Bernard Cleyet wrote:


this is the argument of the pointillists and impressionists. [pure
colour splotches instead of mixing on the pallet mixed by the eye, a
more brilliant result]



More brilliant than what?

An arrangement of pure green paint splotches intermixed

intermixed? the splotches are side by side.

with pure blue paint splotches cannot possibly be more
brilliant than covering the same area with an ordinary
bright cyan paint. OTBE (other things being equal) you
would expect it to be roughly half as bright.

Think about the physics: There is roughly a 50% chance
that a given incident blue photon will land on a green
splotch and be absorbed. Similarly there is roughly a
50% chance that a given incident green photon will land
on a blue splotch and be absorbed. A solid area of
ordinary bright cyan

depends on how the cyan paint is created.

paint will be much less likely to
absorb either one of those photons.

I'm simplifying things somewhat. Smart-alecks can conjure
up pathological counterexamples.
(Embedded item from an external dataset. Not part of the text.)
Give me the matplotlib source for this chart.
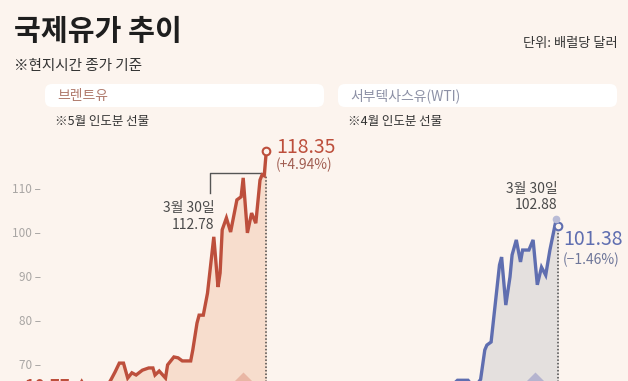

But what I'm saying is
a good approximation under normal natural conditions.

of course there is the problem of covering varnishes, et cet. but the
"modern" painting always appeared brighter to me. Maybe they used a lot
of brilliant white, but then the paint wouldn't look pure and instead
pastel.

The eye is not a photometer.

Color Theory

In its use of color, Impressionism dramatically broke away from
tradition. Advances in the fields of optics and color theory fascinated
these painters. Working outdoors, Impressionists rendered the play of
sunlight and the hues of nature with a palette of bolder, lighter colors
than classical studio painters used. In 1666, Sir Isaac Newton had shown
that white light could be split into many colors - including the three
primary colors, red, blue, and yellow by a prism. The Impressionists
learned how to create the prismatic colors with a palette of pure,
intense pigments and white. Unlike Academy painters, who covered their
canvases with a dark underpainting, Impressionists worked on unprimed
white canvas or a pale gray or cream background for a lighter, brighter
effect.

Eugene Chevreul's 1839 book, On the Law of Simultaneous
Contrast of Colors, guided the Impressionist practice of laying down
strokes of pure, contrasting colors. Chevreul found that colors change
in relation to the other colors near them. Complementary colors, or
those directly opposite each other on his color wheel, create the most
intense effects when placed next to each other, he wrote. Red-green or
blue-orange combinations cause an actual vibration in the viewer's eye
so that color appears to leap off the canvas. No wonder viewers react
emotionally to the glittering sunlight on Monet's rivers or the splash
of orange costume on Degas' ballet dancers. "I want my red to sound like
a bell!" Renoir said. "If I don't manage it at first, I put in more red,
and also other colors, until I've got it."

So my argument maybe isn't correct, but the effect is real.